-- Exercise --
Beginning with the first line, set down every line through the one containing "140, 160, 180];", exactly as it appears, but not the pictures.

==============================

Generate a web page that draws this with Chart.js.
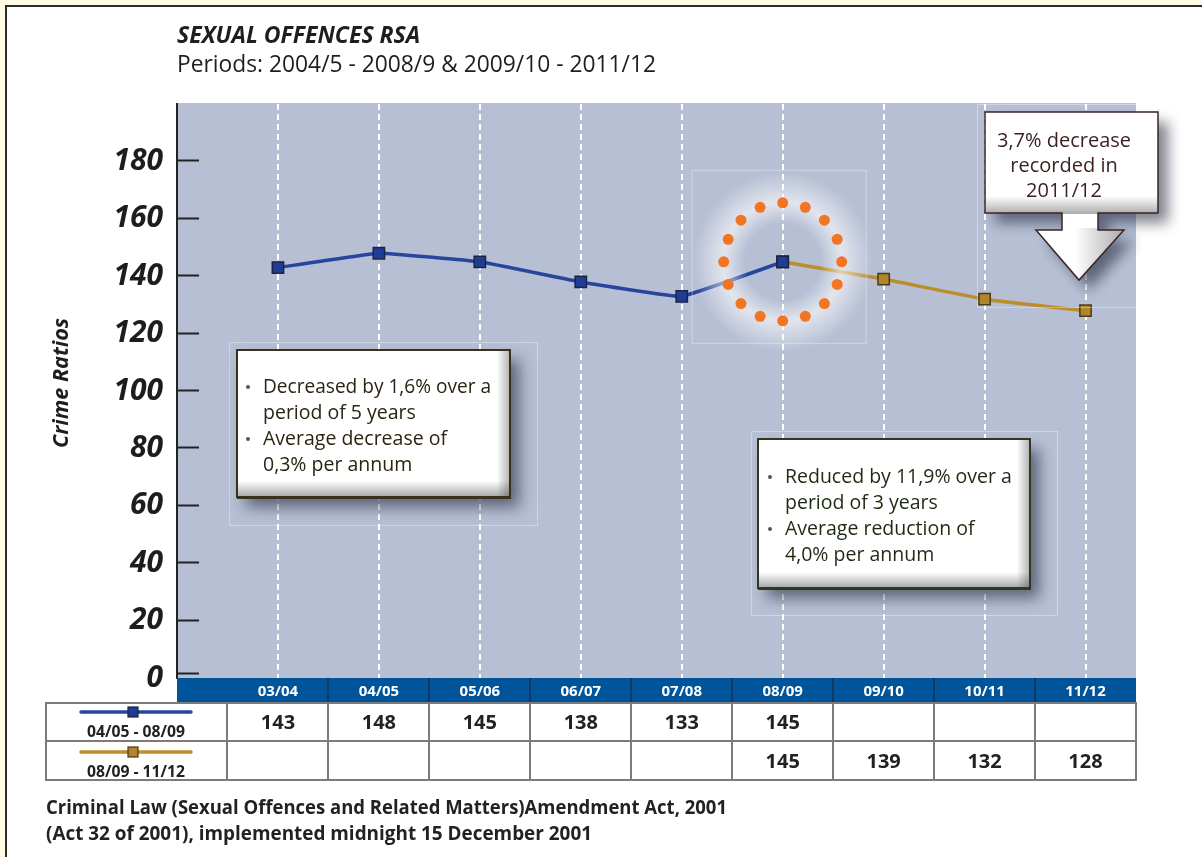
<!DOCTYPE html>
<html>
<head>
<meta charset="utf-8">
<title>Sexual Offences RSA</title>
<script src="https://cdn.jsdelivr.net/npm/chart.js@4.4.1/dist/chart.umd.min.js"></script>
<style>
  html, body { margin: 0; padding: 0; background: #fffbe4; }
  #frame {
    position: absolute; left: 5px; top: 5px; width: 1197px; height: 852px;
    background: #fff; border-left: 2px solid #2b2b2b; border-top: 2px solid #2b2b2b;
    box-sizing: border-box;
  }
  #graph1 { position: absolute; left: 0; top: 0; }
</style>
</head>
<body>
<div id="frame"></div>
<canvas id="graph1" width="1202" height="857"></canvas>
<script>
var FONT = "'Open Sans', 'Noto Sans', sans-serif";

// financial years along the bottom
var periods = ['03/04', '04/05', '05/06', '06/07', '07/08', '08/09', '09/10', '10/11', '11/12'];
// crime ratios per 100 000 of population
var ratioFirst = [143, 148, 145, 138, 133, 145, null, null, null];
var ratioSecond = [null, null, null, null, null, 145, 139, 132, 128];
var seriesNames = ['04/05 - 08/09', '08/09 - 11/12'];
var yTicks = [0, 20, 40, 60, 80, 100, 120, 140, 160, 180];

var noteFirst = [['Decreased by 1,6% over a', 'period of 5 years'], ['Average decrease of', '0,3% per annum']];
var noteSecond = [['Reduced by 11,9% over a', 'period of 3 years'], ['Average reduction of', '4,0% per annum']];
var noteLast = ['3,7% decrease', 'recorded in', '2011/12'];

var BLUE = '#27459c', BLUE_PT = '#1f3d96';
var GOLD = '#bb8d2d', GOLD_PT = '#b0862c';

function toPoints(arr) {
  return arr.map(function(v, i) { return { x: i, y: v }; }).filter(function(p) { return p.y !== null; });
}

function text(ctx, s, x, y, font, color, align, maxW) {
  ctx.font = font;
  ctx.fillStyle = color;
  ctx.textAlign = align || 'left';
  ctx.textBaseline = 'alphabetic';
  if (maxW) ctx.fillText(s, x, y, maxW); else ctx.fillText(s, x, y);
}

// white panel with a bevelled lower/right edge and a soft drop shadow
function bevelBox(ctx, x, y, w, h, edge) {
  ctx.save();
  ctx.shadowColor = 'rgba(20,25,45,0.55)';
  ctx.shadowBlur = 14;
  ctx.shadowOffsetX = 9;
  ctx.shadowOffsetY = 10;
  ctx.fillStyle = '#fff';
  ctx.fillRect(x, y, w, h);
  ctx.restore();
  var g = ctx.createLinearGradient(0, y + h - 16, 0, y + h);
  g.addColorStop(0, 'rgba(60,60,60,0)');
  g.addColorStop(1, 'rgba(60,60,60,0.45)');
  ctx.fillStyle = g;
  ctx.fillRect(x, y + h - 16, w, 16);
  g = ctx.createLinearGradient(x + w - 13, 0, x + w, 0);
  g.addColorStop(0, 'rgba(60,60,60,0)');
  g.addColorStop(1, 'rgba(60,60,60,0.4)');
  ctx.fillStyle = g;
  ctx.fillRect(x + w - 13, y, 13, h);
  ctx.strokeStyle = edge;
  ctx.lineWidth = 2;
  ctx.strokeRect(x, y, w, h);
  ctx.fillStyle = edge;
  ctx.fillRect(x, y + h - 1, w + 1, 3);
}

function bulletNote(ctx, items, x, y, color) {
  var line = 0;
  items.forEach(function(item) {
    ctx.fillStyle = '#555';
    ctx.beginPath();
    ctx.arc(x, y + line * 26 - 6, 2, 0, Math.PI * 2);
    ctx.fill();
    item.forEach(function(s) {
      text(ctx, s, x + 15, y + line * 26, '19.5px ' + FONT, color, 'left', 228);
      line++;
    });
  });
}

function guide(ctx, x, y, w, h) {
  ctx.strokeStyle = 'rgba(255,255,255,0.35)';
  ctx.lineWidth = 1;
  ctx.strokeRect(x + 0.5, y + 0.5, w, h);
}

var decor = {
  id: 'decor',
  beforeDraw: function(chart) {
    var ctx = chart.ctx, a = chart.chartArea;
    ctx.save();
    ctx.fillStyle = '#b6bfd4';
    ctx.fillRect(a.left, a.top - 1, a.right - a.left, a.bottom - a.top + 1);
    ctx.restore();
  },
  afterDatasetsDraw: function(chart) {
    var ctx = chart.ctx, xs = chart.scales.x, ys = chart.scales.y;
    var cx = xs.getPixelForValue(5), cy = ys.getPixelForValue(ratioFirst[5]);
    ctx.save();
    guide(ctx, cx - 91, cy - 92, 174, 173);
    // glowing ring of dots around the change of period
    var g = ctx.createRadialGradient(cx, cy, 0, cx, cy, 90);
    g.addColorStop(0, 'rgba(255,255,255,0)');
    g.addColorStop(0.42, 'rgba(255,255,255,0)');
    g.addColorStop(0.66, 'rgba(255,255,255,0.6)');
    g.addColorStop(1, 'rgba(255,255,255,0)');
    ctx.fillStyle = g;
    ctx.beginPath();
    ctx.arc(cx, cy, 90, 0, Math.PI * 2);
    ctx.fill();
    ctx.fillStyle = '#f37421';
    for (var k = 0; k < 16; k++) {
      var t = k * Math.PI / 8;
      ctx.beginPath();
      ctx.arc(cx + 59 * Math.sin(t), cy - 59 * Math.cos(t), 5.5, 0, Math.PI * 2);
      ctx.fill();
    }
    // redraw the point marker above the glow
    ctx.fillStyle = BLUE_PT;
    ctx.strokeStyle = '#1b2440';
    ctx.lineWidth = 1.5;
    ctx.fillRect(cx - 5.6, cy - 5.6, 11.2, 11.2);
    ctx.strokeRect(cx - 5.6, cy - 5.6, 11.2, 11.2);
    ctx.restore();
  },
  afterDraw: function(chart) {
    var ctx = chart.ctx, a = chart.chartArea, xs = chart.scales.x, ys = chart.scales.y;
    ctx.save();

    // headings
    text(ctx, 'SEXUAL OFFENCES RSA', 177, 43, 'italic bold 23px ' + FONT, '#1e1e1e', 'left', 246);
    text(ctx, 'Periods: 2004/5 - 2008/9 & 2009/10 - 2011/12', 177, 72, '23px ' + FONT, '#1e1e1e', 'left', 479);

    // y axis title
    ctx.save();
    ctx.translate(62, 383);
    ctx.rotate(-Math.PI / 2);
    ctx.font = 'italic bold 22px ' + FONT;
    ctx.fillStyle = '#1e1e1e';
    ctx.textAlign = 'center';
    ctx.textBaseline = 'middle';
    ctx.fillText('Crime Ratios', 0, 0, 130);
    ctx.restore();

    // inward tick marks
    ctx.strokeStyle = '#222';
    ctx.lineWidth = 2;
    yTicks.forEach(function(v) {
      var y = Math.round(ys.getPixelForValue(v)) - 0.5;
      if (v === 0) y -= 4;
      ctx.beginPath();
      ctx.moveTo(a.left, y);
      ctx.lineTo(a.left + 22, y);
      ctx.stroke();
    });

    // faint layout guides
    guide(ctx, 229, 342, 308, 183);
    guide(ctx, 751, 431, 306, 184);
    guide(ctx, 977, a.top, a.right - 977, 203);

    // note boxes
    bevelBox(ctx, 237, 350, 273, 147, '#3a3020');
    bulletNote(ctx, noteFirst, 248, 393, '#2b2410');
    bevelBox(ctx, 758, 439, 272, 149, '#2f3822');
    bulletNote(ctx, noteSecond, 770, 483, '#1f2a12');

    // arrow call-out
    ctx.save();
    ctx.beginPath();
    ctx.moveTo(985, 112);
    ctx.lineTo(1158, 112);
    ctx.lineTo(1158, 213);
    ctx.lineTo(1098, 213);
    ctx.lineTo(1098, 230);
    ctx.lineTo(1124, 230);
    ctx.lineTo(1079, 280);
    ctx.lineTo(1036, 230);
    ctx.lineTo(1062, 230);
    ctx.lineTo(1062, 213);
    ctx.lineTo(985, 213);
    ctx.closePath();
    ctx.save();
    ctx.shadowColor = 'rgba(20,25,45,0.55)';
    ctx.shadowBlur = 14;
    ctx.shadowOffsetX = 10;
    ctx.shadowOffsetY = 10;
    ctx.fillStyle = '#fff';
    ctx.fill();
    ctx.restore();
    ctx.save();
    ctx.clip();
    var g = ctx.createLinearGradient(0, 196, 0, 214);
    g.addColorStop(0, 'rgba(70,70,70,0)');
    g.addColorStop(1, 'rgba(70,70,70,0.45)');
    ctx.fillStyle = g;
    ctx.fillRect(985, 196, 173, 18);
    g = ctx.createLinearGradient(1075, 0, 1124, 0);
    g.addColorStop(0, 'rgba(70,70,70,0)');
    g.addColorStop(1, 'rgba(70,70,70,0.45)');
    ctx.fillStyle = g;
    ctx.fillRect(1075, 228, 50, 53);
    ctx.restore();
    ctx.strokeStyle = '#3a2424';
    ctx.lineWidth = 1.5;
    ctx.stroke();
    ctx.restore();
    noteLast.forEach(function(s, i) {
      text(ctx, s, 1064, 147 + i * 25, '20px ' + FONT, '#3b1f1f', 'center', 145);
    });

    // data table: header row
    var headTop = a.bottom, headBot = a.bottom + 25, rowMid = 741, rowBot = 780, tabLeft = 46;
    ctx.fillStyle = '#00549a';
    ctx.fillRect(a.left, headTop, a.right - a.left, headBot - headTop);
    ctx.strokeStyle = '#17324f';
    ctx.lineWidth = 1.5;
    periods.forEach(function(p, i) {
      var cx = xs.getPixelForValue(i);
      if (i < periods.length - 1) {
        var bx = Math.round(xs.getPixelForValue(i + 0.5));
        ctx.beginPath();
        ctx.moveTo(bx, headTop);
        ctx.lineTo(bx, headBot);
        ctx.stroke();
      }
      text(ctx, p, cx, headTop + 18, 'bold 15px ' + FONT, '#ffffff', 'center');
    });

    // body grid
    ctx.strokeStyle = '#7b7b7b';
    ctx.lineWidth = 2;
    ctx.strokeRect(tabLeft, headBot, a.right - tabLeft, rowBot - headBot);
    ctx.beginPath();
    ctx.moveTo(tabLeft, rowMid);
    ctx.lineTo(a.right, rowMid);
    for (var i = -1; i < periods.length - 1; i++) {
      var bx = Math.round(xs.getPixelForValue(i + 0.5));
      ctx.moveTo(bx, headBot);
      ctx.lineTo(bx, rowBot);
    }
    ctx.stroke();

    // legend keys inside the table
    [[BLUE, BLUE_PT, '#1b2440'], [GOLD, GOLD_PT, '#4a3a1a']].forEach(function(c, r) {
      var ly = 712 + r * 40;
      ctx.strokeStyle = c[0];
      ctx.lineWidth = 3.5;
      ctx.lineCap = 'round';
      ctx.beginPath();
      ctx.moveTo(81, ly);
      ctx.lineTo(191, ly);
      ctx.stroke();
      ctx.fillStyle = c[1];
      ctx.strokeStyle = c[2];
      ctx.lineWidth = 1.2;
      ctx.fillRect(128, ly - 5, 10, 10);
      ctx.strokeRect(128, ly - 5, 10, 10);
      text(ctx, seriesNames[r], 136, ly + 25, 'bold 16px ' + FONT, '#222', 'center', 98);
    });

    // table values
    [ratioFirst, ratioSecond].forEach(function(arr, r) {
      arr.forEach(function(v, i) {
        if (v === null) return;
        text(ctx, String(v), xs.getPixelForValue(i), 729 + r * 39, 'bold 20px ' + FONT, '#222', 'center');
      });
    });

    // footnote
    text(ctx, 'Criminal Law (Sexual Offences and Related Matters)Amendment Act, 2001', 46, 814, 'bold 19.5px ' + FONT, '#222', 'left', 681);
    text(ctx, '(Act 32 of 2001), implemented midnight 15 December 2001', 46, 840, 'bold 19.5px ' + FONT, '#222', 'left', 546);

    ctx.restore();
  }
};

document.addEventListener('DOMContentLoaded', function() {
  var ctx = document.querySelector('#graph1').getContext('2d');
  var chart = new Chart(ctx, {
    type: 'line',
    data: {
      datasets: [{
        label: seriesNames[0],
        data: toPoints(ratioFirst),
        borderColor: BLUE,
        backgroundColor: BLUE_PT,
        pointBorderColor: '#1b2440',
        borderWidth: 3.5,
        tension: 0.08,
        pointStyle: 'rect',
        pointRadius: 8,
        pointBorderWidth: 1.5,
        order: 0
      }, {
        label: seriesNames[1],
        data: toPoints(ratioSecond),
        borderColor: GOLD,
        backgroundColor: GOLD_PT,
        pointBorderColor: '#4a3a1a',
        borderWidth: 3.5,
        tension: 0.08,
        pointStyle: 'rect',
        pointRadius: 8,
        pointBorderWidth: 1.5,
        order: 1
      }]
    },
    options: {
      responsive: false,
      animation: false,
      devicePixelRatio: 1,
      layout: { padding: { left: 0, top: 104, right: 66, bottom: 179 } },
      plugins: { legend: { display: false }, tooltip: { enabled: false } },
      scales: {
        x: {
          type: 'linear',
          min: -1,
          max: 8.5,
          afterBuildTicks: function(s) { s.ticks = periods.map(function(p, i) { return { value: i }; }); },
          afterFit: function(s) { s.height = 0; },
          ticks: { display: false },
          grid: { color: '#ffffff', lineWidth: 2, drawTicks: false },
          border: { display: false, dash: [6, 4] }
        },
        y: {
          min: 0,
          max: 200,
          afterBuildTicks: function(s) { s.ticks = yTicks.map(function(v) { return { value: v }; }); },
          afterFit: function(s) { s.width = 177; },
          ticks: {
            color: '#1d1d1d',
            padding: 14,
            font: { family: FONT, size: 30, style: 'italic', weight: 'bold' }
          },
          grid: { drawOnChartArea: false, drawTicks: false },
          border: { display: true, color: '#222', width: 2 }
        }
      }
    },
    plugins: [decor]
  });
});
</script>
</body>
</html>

==============================

-- Full response --
Generate a web page that draws this with Chart.js.
<!DOCTYPE html>
<html>
<head>
<meta charset="utf-8">
<title>Sexual Offences RSA</title>
<script src="https://cdn.jsdelivr.net/npm/chart.js@4.4.1/dist/chart.umd.min.js"></script>
<style>
  html, body { margin: 0; padding: 0; background: #fffbe4; }
  #frame {
    position: absolute; left: 5px; top: 5px; width: 1197px; height: 852px;
    background: #fff; border-left: 2px solid #2b2b2b; border-top: 2px solid #2b2b2b;
    box-sizing: border-box;
  }
  #graph1 { position: absolute; left: 0; top: 0; }
</style>
</head>
<body>
<div id="frame"></div>
<canvas id="graph1" width="1202" height="857"></canvas>
<script>
var FONT = "'Open Sans', 'Noto Sans', sans-serif";

// financial years along the bottom
var periods = ['03/04', '04/05', '05/06', '06/07', '07/08', '08/09', '09/10', '10/11', '11/12'];
// crime ratios per 100 000 of population
var ratioFirst = [143, 148, 145, 138, 133, 145, null, null, null];
var ratioSecond = [null, null, null, null, null, 145, 139, 132, 128];
var seriesNames = ['04/05 - 08/09', '08/09 - 11/12'];
var yTicks = [0, 20, 40, 60, 80, 100, 120, 140, 160, 180];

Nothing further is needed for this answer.